**THE EXERCISE**
Extract the whole listing as it stands. Do not include the pictures.

**SOURCE DATA**
● ● ● ● ● ● ●

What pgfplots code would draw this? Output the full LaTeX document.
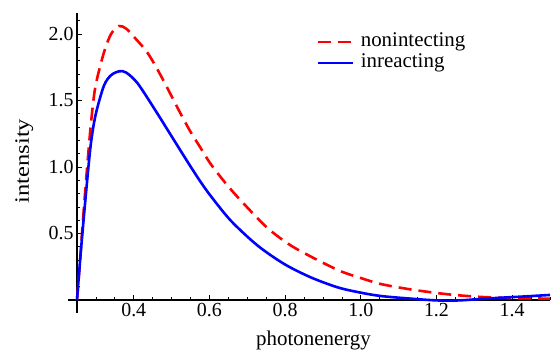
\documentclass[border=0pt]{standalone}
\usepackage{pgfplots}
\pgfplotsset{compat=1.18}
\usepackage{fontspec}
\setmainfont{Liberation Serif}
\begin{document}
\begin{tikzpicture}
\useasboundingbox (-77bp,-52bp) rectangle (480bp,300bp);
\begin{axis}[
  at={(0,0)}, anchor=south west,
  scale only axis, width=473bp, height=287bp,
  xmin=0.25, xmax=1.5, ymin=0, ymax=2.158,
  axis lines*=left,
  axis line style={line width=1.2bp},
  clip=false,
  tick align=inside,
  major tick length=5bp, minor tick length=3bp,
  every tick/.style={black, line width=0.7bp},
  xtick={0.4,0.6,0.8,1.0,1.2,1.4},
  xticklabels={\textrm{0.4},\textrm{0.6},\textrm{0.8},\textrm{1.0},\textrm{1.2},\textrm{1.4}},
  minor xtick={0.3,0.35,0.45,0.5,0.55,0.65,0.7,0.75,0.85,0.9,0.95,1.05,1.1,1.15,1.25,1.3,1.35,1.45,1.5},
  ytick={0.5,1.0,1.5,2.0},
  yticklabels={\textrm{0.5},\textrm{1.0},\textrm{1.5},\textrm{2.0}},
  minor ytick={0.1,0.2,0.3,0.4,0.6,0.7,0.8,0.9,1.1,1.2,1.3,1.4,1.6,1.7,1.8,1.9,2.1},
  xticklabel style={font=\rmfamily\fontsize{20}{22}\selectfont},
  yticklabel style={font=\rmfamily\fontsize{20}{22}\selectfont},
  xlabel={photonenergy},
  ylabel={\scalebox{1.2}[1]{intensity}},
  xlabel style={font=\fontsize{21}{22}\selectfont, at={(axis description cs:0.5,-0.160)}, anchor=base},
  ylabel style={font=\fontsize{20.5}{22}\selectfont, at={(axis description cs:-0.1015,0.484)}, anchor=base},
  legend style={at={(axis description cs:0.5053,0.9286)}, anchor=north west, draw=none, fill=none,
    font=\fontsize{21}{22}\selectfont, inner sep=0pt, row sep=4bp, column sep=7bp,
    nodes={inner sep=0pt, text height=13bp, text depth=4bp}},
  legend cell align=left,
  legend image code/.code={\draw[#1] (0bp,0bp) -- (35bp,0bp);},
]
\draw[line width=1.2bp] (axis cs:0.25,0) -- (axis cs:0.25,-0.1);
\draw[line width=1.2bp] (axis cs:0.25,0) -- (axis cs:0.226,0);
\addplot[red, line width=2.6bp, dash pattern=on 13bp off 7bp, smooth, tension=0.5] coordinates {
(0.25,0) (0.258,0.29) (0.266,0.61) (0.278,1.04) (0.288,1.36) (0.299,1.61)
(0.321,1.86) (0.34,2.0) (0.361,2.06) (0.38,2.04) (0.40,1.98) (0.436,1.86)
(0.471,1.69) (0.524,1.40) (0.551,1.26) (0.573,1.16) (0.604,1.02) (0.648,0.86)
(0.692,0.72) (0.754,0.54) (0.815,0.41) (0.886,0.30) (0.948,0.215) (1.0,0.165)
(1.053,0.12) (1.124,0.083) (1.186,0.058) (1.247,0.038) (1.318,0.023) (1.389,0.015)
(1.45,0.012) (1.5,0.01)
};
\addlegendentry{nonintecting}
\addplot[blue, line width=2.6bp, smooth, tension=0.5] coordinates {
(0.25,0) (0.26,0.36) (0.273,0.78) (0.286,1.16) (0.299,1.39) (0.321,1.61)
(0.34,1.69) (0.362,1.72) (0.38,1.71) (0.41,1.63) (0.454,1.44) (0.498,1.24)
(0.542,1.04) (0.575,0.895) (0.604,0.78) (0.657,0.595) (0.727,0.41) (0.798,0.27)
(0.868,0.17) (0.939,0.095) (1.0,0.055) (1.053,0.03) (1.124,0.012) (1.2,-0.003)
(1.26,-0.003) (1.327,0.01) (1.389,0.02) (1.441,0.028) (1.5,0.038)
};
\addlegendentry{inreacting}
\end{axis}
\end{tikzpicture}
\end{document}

● ● ● ● ● ● ●

**ANSWER FOR THE TASK**
What pgfplots code would draw this? Output the full LaTeX document.
\documentclass[border=0pt]{standalone}
\usepackage{pgfplots}
\pgfplotsset{compat=1.18}
\usepackage{fontspec}
\setmainfont{Liberation Serif}
\begin{document}
\begin{tikzpicture}
\useasboundingbox (-77bp,-52bp) rectangle (480bp,300bp);
\begin{axis}[
  at={(0,0)}, anchor=south west,
  scale only axis, width=473bp, height=287bp,
  xmin=0.25, xmax=1.5, ymin=0, ymax=2.158,
  axis lines*=left,
  axis line style={line width=1.2bp},
  clip=false,
  tick align=inside,
  major tick length=5bp, minor tick length=3bp,
  every tick/.style={black, line width=0.7bp},
  xtick={0.4,0.6,0.8,1.0,1.2,1.4},
  xticklabels={\textrm{0.4},\textrm{0.6},\textrm{0.8},\textrm{1.0},\textrm{1.2},\textrm{1.4}},
  minor xtick={0.3,0.35,0.45,0.5,0.55,0.65,0.7,0.75,0.85,0.9,0.95,1.05,1.1,1.15,1.25,1.3,1.35,1.45,1.5},
  ytick={0.5,1.0,1.5,2.0},
  yticklabels={\textrm{0.5},\textrm{1.0},\textrm{1.5},\textrm{2.0}},
  minor ytick={0.1,0.2,0.3,0.4,0.6,0.7,0.8,0.9,1.1,1.2,1.3,1.4,1.6,1.7,1.8,1.9,2.1},
  xticklabel style={font=\rmfamily\fontsize{20}{22}\selectfont},
  yticklabel style={font=\rmfamily\fontsize{20}{22}\selectfont},
  xlabel={photonenergy},
  ylabel={\scalebox{1.2}[1]{intensity}},
  xlabel style={font=\fontsize{21}{22}\selectfont, at={(axis description cs:0.5,-0.160)}, anchor=base},
  ylabel style={font=\fontsize{20.5}{22}\selectfont, at={(axis description cs:-0.1015,0.484)}, anchor=base},
  legend style={at={(axis description cs:0.5053,0.9286)}, anchor=north west, draw=none, fill=none,
    font=\fontsize{21}{22}\selectfont, inner sep=0pt, row sep=4bp, column sep=7bp,
    nodes={inner sep=0pt, text height=13bp, text depth=4bp}},
  legend cell align=left,
  legend image code/.code={\draw[#1] (0bp,0bp) -- (35bp,0bp);},
]
\draw[line width=1.2bp] (axis cs:0.25,0) -- (axis cs:0.25,-0.1);
\draw[line width=1.2bp] (axis cs:0.25,0) -- (axis cs:0.226,0);
\addplot[red, line width=2.6bp, dash pattern=on 13bp off 7bp, smooth, tension=0.5] coordinates {
(0.25,0) (0.258,0.29) (0.266,0.61) (0.278,1.04) (0.288,1.36) (0.299,1.61)
(0.321,1.86) (0.34,2.0) (0.361,2.06) (0.38,2.04) (0.40,1.98) (0.436,1.86)
(0.471,1.69) (0.524,1.40) (0.551,1.26) (0.573,1.16) (0.604,1.02) (0.648,0.86)
(0.692,0.72) (0.754,0.54) (0.815,0.41) (0.886,0.30) (0.948,0.215) (1.0,0.165)
(1.053,0.12) (1.124,0.083) (1.186,0.058) (1.247,0.038) (1.318,0.023) (1.389,0.015)
(1.45,0.012) (1.5,0.01)
};
\addlegendentry{nonintecting}
\addplot[blue, line width=2.6bp, smooth, tension=0.5] coordinates {
(0.25,0) (0.26,0.36) (0.273,0.78) (0.286,1.16) (0.299,1.39) (0.321,1.61)
(0.34,1.69) (0.362,1.72) (0.38,1.71) (0.41,1.63) (0.454,1.44) (0.498,1.24)
(0.542,1.04) (0.575,0.895) (0.604,0.78) (0.657,0.595) (0.727,0.41) (0.798,0.27)
(0.868,0.17) (0.939,0.095) (1.0,0.055) (1.053,0.03) (1.124,0.012) (1.2,-0.003)
(1.26,-0.003) (1.327,0.01) (1.389,0.02) (1.441,0.028) (1.5,0.038)
};
\addlegendentry{inreacting}
\end{axis}
\end{tikzpicture}
\end{document}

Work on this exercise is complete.